● Dataset extract:
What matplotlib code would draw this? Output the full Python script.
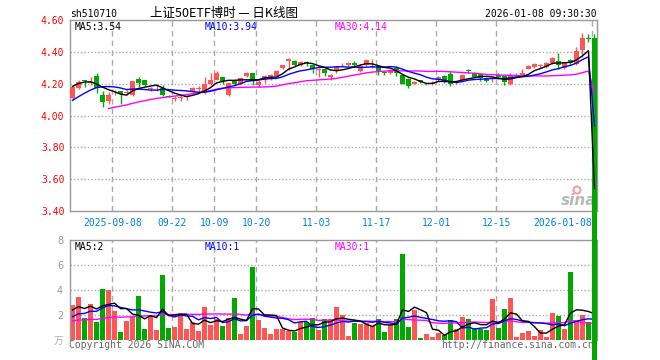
import matplotlib
matplotlib.use("Agg")
import matplotlib.pyplot as plt
from matplotlib.patches import Rectangle, Ellipse
import numpy as np
import pandas as pd

# ---------------- data ----------------
holidays = ["2025-10-01", "2025-10-02", "2025-10-03", "2025-10-06", "2025-10-07",
            "2025-10-08", "2026-01-01", "2026-01-02"]
dates = [d for d in pd.bdate_range("2025-08-28", "2026-01-08").strftime("%Y-%m-%d")
         if d not in holidays]

opens = [4.11, 4.17, 4.225, 4.205, 4.25, 4.127, 4.09, 4.145, 4.152, 4.14,
         4.13, 4.23, 4.225, 4.165, 4.17, 4.175, 4.125, 4.105, 4.11, 4.115,
         4.155, 4.165, 4.14, 4.195, 4.225, 4.24, 4.13, 4.22, 4.20, 4.25,
         4.27, 4.19, 4.225, 4.235, 4.25, 4.30, 4.345, 4.34, 4.32, 4.335,
         4.315, 4.285, 4.29, 4.24, 4.285, 4.315, 4.32, 4.33, 4.28, 4.32,
         4.305, 4.31, 4.275, 4.267, 4.30, 4.256, 4.23, 4.20, 4.22, 4.195,
         4.20, 4.22, 4.25, 4.263, 4.205, 4.225, 4.285, 4.265, 4.26, 4.235,
         4.23, 4.255, 4.25, 4.195, 4.25, 4.256, 4.295, 4.305, 4.31, 4.305,
         4.33, 4.345, 4.30, 4.35, 4.325, 4.41, 4.485, 4.49]
highs = [4.185, 4.22, 4.225, 4.24, 4.265, 4.156, 4.15, 4.16, 4.155, 4.16,
         4.215, 4.24, 4.225, 4.18, 4.19, 4.19, 4.13, 4.125, 4.13, 4.13,
         4.18, 4.185, 4.245, 4.265, 4.28, 4.245, 4.205, 4.225, 4.24, 4.275,
         4.27, 4.22, 4.255, 4.26, 4.285, 4.32, 4.36, 4.35, 4.34, 4.345,
         4.32, 4.30, 4.295, 4.26, 4.31, 4.33, 4.335, 4.34, 4.325, 4.355,
         4.355, 4.315, 4.28, 4.295, 4.31, 4.26, 4.235, 4.215, 4.225, 4.21,
         4.215, 4.25, 4.255, 4.28, 4.215, 4.26, 4.29, 4.275, 4.265, 4.24,
         4.245, 4.27, 4.255, 4.27, 4.265, 4.29, 4.32, 4.33, 4.325, 4.335,
         4.365, 4.395, 4.335, 4.355, 4.43, 4.52, 4.51, 4.51]
lows = [4.105, 4.165, 4.18, 4.19, 4.14, 4.052, 4.07, 4.13, 4.075, 4.13,
        4.12, 4.18, 4.185, 4.155, 4.155, 4.125, 4.115, 4.09, 4.09, 4.10,
        4.15, 4.155, 4.135, 4.19, 4.22, 4.195, 4.125, 4.19, 4.195, 4.245,
        4.19, 4.18, 4.205, 4.225, 4.245, 4.29, 4.283, 4.31, 4.31, 4.31,
        4.27, 4.245, 4.25, 4.22, 4.27, 4.31, 4.31, 4.31, 4.275, 4.31,
        4.30, 4.255, 4.255, 4.26, 4.25, 4.195, 4.175, 4.195, 4.205, 4.19,
        4.19, 4.215, 4.205, 4.185, 4.20, 4.215, 4.27, 4.24, 4.215, 4.21,
        4.21, 4.23, 4.19, 4.19, 4.245, 4.25, 4.29, 4.30, 4.30, 4.30,
        4.325, 4.295, 4.29, 4.315, 4.315, 4.37, 4.46, 0.0]
closes = [4.18, 4.21, 4.215, 4.208, 4.175, 4.083, 4.13, 4.15, 4.133, 4.145,
          4.215, 4.205, 4.19, 4.17, 4.175, 4.13, 4.117, 4.11, 4.115, 4.12,
          4.17, 4.17, 4.195, 4.22, 4.27, 4.215, 4.205, 4.195, 4.235, 4.27,
          4.215, 4.21, 4.25, 4.255, 4.28, 4.315, 4.355, 4.32, 4.335, 4.33,
          4.29, 4.29, 4.265, 4.256, 4.305, 4.32, 4.33, 4.32, 4.31, 4.35,
          4.31, 4.275, 4.265, 4.288, 4.265, 4.20, 4.185, 4.21, 4.21, 4.20,
          4.205, 4.245, 4.21, 4.198, 4.21, 4.255, 4.28, 4.245, 4.235, 4.215,
          4.235, 4.24, 4.21, 4.25, 4.255, 4.27, 4.31, 4.325, 4.315, 4.33,
          4.36, 4.32, 4.33, 4.33, 4.405, 4.49, 4.48, 0.0]
volumes = [2.8, 3.47, 1.79, 2.88, 1.47, 4.08, 4.0, 2.32, 0.67, 1.55,
           1.81, 3.55, 0.88, 1.92, 0.8, 5.2, 0.99, 1.07, 2.19, 0.88,
           1.47, 0.75, 2.64, 1.2, 1.65, 1.12, 1.73, 3.36, 0.48, 1.12,
           5.84, 1.6, 0.96, 0.48, 0.88, 0.88, 0.72, 0.64, 1.47, 1.47,
           1.73, 0.8, 1.65, 1.65, 2.67, 2.0, 0.32, 1.33, 1.28, 1.33,
           1.15, 1.68, 0.67, 1.2, 1.65, 6.88, 1.01, 2.4, 0.16, 0.48,
           0.27, 0.59, 0.37, 1.6, 0.88, 1.81, 1.68, 0.93, 0.88, 0.8,
           3.28, 0.96, 2.48, 3.36, 0.27, 0.59, 0.75, 0.35, 0.8, 0.27,
           2.19, 1.95, 0.88, 5.47, 1.6, 2.0, 1.44, 0.0]

# sessions before the visible window (only feed the moving averages)
prior_closes = [3.90, 3.92, 3.93, 3.91, 3.94, 3.96, 3.95, 3.97, 3.96, 3.98,
                3.97, 3.99, 3.98, 3.97, 3.98, 4.00, 4.01, 4.02, 4.03,
                4.12, 4.17, 4.20, 4.245]
prior_volumes = [1.1, 1.4, 0.9, 1.6, 1.2, 1.3, 1.0, 1.5, 1.4, 1.2,
                 1.3, 1.1, 1.5, 1.3, 1.2, 1.5, 1.1, 1.6, 1.3,
                 2.1, 2.6, 1.9, 2.6]

tick_dates = ["2025-09-08", "2025-09-22", "2025-10-09", "2025-10-20", "2025-11-03",
              "2025-11-17", "2025-12-01", "2025-12-15", "2026-01-08"]
tick_labels = ["2025-09-08", "09-22", "10-09", "10-20", "11-03",
               "11-17", "12-01", "12-15", "2026-01-08"]
price_ticks = [3.40, 3.60, 3.80, 4.00, 4.20, 4.40, 4.60]
vol_ticks = [2, 4, 6, 8]

title_code = "sh510710"
title_name = "上证50ETF博时 — 日K线图"
timestamp = "2026-01-08 09:30:30"

# ---------------- derived ----------------
n_prior = len(prior_closes)
all_c = pd.Series(prior_closes + closes)
ma5 = all_c.rolling(5).mean().values[n_prior:]
ma10 = all_c.rolling(10).mean().values[n_prior:]
ma30 = all_c.rolling(30).mean().values[n_prior:]
all_v = pd.Series(prior_volumes + volumes)
vma5 = all_v.rolling(5).mean().values[n_prior:]
vma10 = all_v.rolling(10).mean().values[n_prior:]
vma30 = all_v.rolling(30, min_periods=1).mean().values[n_prior:]

N = len(closes)
x = np.arange(N)
tick_pos = [dates.index(d) - 0.37 for d in tick_dates]

RED = "#ff5555"
GREEN = "#00a800"
GRID = "#aaaaaa"
SPINE = "#999999"
MONO = "DejaVu Sans Mono"

W, H = 660, 360
fig = plt.figure(figsize=(W / 100, H / 100), dpi=100)
fig.patch.set_facecolor("white")


def fx(px):
    return px / W


def fy(py):
    return 1 - py / H


ax = fig.add_axes([fx(70), fy(211), fx(527), 191 / H])
axv = fig.add_axes([fx(70), fy(340), fx(527), 100 / H])
ax.set_zorder(2)
axv.set_zorder(1)
ax.patch.set_alpha(0)

bw = 0.83
for a in (ax, axv):
    a.set_xlim(-0.42, N - 1 + 0.42)
    for sp in a.spines.values():
        sp.set_color(SPINE)
        sp.set_linewidth(1)
    a.set_xticks(tick_pos)
    for tp in tick_pos:
        a.axvline(tp, color=GRID, lw=1, ls=(0, (4, 3)), zorder=0.5)

axv.spines["bottom"].set_visible(False)

# price panel
ax.set_ylim(3.40, 4.60)
ax.set_yticks(price_ticks)
ax.set_yticklabels([f"{v:.2f}" for v in price_ticks], fontsize=7, family=MONO, color="red")
for v in price_ticks[1:-1]:
    ax.axhline(v, color=GRID, lw=1, ls=(0, (1, 1.5)), zorder=0.5)
ax.set_xticklabels(tick_labels, fontsize=7, family=MONO, color="#0080e0")
ax.get_xticklabels()[-1].set_horizontalalignment("right")
ax.tick_params(axis="both", length=0)
ax.tick_params(axis="y", pad=4)
ax.tick_params(axis="x", pad=5)

for i in range(N):
    o, h, l, c = opens[i], highs[i], lows[i], closes[i]
    col = RED if c >= o else GREEN
    last = i == N - 1
    ax.vlines(i, l, h, color=col, lw=1, zorder=3, clip_on=not last)
    bottom = min(o, c)
    height = max(abs(c - o), 0.004)
    ax.add_patch(Rectangle((i - bw / 2, bottom), bw, height, facecolor=col,
                           edgecolor="none", zorder=3, clip_on=not last))

ax.plot(x, ma30, color="#ff00ff", lw=1, zorder=4)
ax.plot(x, ma10, color="#0000ff", lw=1, zorder=4)
ax.plot(x, ma5, color="black", lw=1, zorder=4)

ax.text(fx(75), fy(29.5), f"MA5:{ma5[-1]:.2f}", transform=fig.transFigure,
        fontsize=7, family=MONO, color="black", va="baseline")
ax.text(fx(205), fy(29.5), f"MA10:{ma10[-1]:.2f}", transform=fig.transFigure,
        fontsize=7, family=MONO, color="#0000ff", va="baseline")
ax.text(fx(334.5), fy(29.5), f"MA30:{ma30[-1]:.2f}", transform=fig.transFigure,
        fontsize=7, family=MONO, color="#ff00ff", va="baseline")

# sina watermark
ax.text(fx(579), fy(205), "sina", transform=fig.transFigure, fontsize=11,
        style="italic", weight="bold", color="#b8b8b8", ha="center",
        va="baseline", zorder=1)
fig.patches.append(Ellipse((fx(577), fy(190)), fx(7), 7 / H, transform=fig.transFigure,
                           facecolor="none", edgecolor="#f4a0a0", lw=1.5, zorder=1))

# volume panel
axv.set_ylim(0, 8)
axv.set_yticks(vol_ticks)
axv.set_yticklabels([str(v) for v in vol_ticks], fontsize=7, color=SPINE)
axv.tick_params(axis="both", length=0)
axv.tick_params(axis="y", pad=5)
axv.set_xticklabels([])
for v in vol_ticks[:-1]:
    axv.axhline(v, color=GRID, lw=1, ls=(0, (1, 1.5)), zorder=0.5)
vcols = [RED if closes[i] >= opens[i] else GREEN for i in range(N)]
axv.bar(x, volumes, width=bw, color=vcols, zorder=2)
axv.plot(x, vma30, color="#ff00ff", lw=1, zorder=4)
axv.plot(x, vma10, color="#0000ff", lw=1, zorder=4)
axv.plot(x, vma5, color="black", lw=1, zorder=4)

fig.text(fx(75), fy(250), f"MA5:{int(vma5[-1])}", fontsize=7, family=MONO,
         color="black", va="baseline")
fig.text(fx(205), fy(250), f"MA10:{int(vma10[-1])}", fontsize=7, family=MONO,
         color="#0000ff", va="baseline")
fig.text(fx(334.5), fy(250), f"MA30:{int(vma30[-1])}", fontsize=7, family=MONO,
         color="#ff00ff", va="baseline")
fig.text(fx(63), fy(344), "万", fontsize=7, family=["Noto Sans CJK SC", "DejaVu Sans"],
         color="#b0b0b0", ha="right", va="baseline", zorder=1)

# header / footer text
fig.text(fx(70), fy(16.7), title_code, fontsize=7, family=MONO, color="black",
         va="baseline")
fig.text(fx(150), fy(16.7), title_name, fontsize=9,
         family=["Noto Sans CJK SC", "DejaVu Sans"], color="black", va="baseline")
fig.text(fx(597), fy(16.7), timestamp, fontsize=7, family=MONO, color="black",
         ha="right", va="baseline")
fig.text(fx(69), fy(348.5), "Copyright 2026 SINA.COM", fontsize=7, family=MONO,
         color="#666666", va="baseline", zorder=1)
fig.text(fx(441.5), fy(348.5), "http://finance.sina.com.cn", fontsize=7, family=MONO,
         color="#666666", va="baseline", zorder=1)

fig.savefig("out.png", dpi=100)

● Aim of the task: Begin at the first line of the material and copy each line exactly through the one containing "if d not in holidays]". Omit pictures.

● Output of the exercise:
What matplotlib code would draw this? Output the full Python script.
import matplotlib
matplotlib.use("Agg")
import matplotlib.pyplot as plt
from matplotlib.patches import Rectangle, Ellipse
import numpy as np
import pandas as pd

# ---------------- data ----------------
holidays = ["2025-10-01", "2025-10-02", "2025-10-03", "2025-10-06", "2025-10-07",
            "2025-10-08", "2026-01-01", "2026-01-02"]
dates = [d for d in pd.bdate_range("2025-08-28", "2026-01-08").strftime("%Y-%m-%d")
         if d not in holidays]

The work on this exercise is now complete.